A New Drama Begins After Play Is Canceled
AMHERST, Mass. — The sultry heat of Puerto Rico and the edgy tension of New York City could scarcely seem farther from this academic enclave at the foot of the Berkshire Mountains. But a controversy over a high school production of “West Side Story” has the town embroiled in debate over censorship, ethnic identity, artistic license and colonialism.
“As a Latina from the South Bronx, I loved the play the first time I saw it,” said Elizabeth Capifali, a doctoral student in multicultural education at the University of Massachusetts. “But 33 years later, I see it differently.”
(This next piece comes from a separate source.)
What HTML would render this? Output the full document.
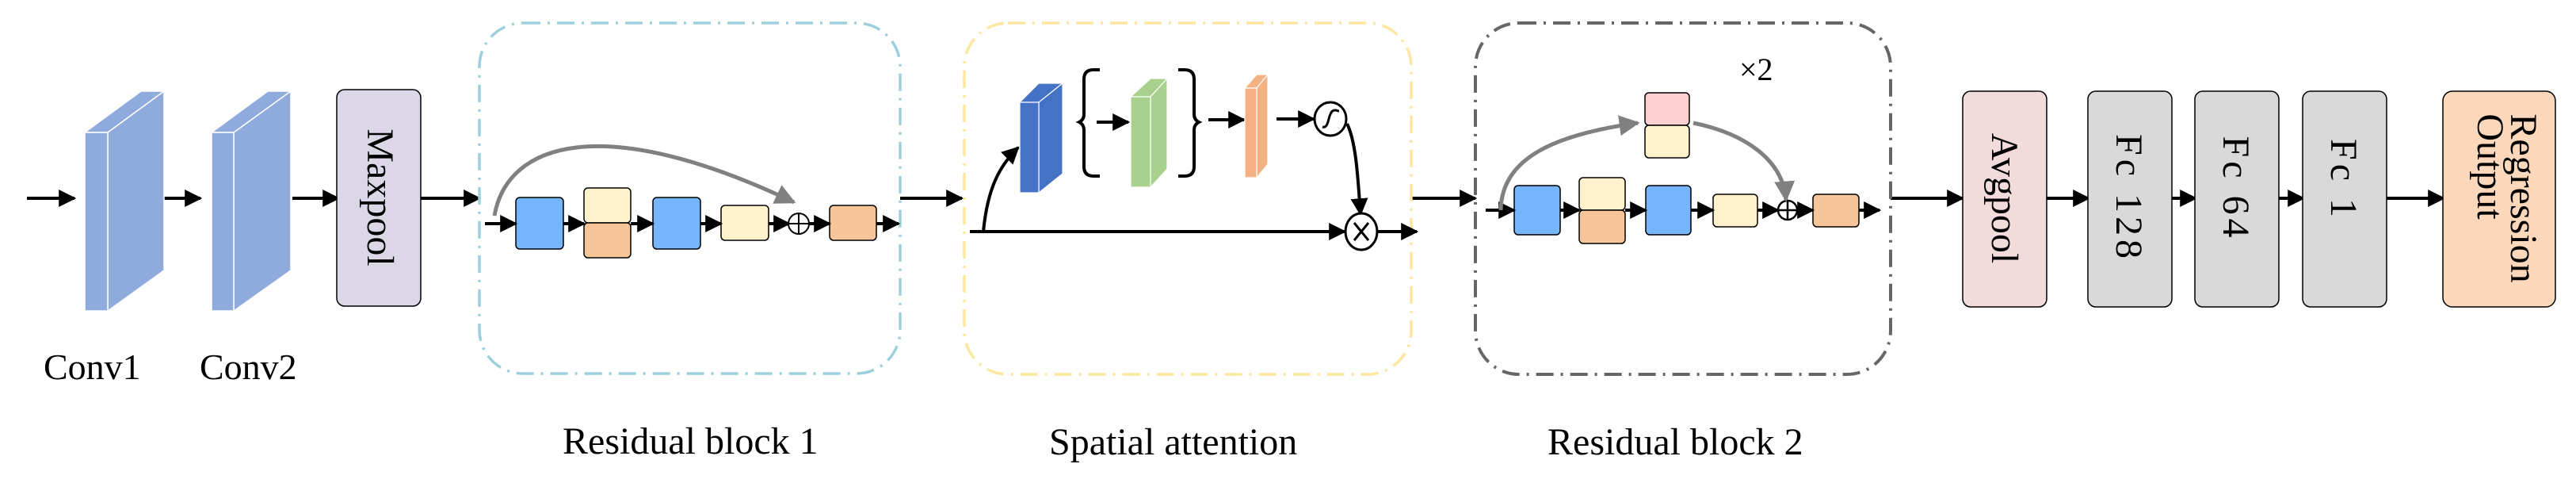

It was Capifali’s daughter, Camille Sola, who gathered 158 signatures from fellow students at Amherst Regional High School on a petition protesting the choice of “West Side Story” as the school’s annual spring dramatic production. Soon Camille, 17, was speaking out at a student forum, assailing Leonard Bernstein’s 42-year-old musical for what she considers its unflattering portrayal of Puerto Rican males, its romanticization of gang fighting, its cavalier use of racial slurs and its negative depiction of the island where she hopes to go to college.
In a region where rural poverty lives alongside lavish vacation homes, Amherst is home to the University of Massachusetts as well as Amherst and Hampshire colleges. About 8% of the 1,400 students in the town’s only high school are Puerto Rican, and 28% are students of color. Camille said she was surprised by the reaction to the school’s spirited discussion on racism and ethnicity.
“I had many white students coming up to me, saying, ‘I had no idea this is what you go through every day of your life,’ ” Camille said.
Late last month, within days of the meeting, school administrators announced they would replace “West Side Story” with “Crazy for You,” a cheery 1990s bonbon based on the 1930 musical “Girl Crazy” by George and Ira Gershwin.
Principal Scott Goldman stressed that “West Side Story”--in which the “Romeo and Juliet” story is retold through the street gangs of New York--was not banned but canceled. “This isn’t about censorship,” he insisted. “It’s about sensitivity.”
Still, many of those present at a small rally recently on the town common disagreed.
Local newspaper columnist Larry Kelly, who organized the rally, borrowed from the bard. “Methinks thou doth protest too much,” said Kelly, owner of an athletic club here. “This play gets performed 300 times a year all over the country and nobody complains. This is the first time anybody has called it a racist tract.”
The fervid community response was hardly a shock, said state Sen. Stanley Rosenberg. The majority of the town’s 17,000 residents is affiliated with one of the three colleges, he said, making Amherst “very liberal, very activist and very process- and thought-oriented.” Protest is nothing new: “You’re talking about a community that builds tunnels for salamanders so they won’t be run over on the road during mating season.”
His own point of view, Rosenberg said, is that once a school-based conundrum turned into a community cause celebre, “we got into a censorship battle, and the 1st Amendment lost.”
Rosenberg said he is exploring the possibility of presenting a town-sponsored production of “West Side Story,” along with a discussion of issues generated by the play.
At the John Templeton Foundation near Philadelphia, Arthur Schwartz is a specialist in moral education for high school students. He is also a playwright and former stage manager at New York’s Public Theater. Canceling “West Side Story” was “wrongheaded and shortsighted,” Schwartz said.
“It’s difficult for me to believe that school officials would not be able to stand and say that this classical musical is part of our tradition,” he said. “It’s no different than saying that ‘Tom Sawyer’ or “Huckleberry Finn’ should not be read because of the kind of characters portrayed. Those two novels are about friendship, and what ‘West Side Story’ is about transcends any particular cultural group.”
But long after the students at his high school had left for the day, Goldman said he feared that the concerns of his students were being lost in the community clamor. Most of the calls and letters he received supported the idea of performing “West Side Story,” Goldman said.
But, ultimately, “we had to look at what was going to be the impact on the student community,” he said. Doing a high school musical is supposed to be fun, Goldman emphasized, an experience students look back upon for years to come. Regardless of a play’s content, the production draws together students from different backgrounds who spend countless hours preparing for the performance.
With the community in high dudgeon, said Goldman, “I don’t think our kids should be forced to walk through a picket line. I don’t think high school kids should be put in that type of situation.”
Now, Goldman concluded, “the logical step is to stop pointing fingers and to sit down and hash out where we go from here--and not just intellectually.”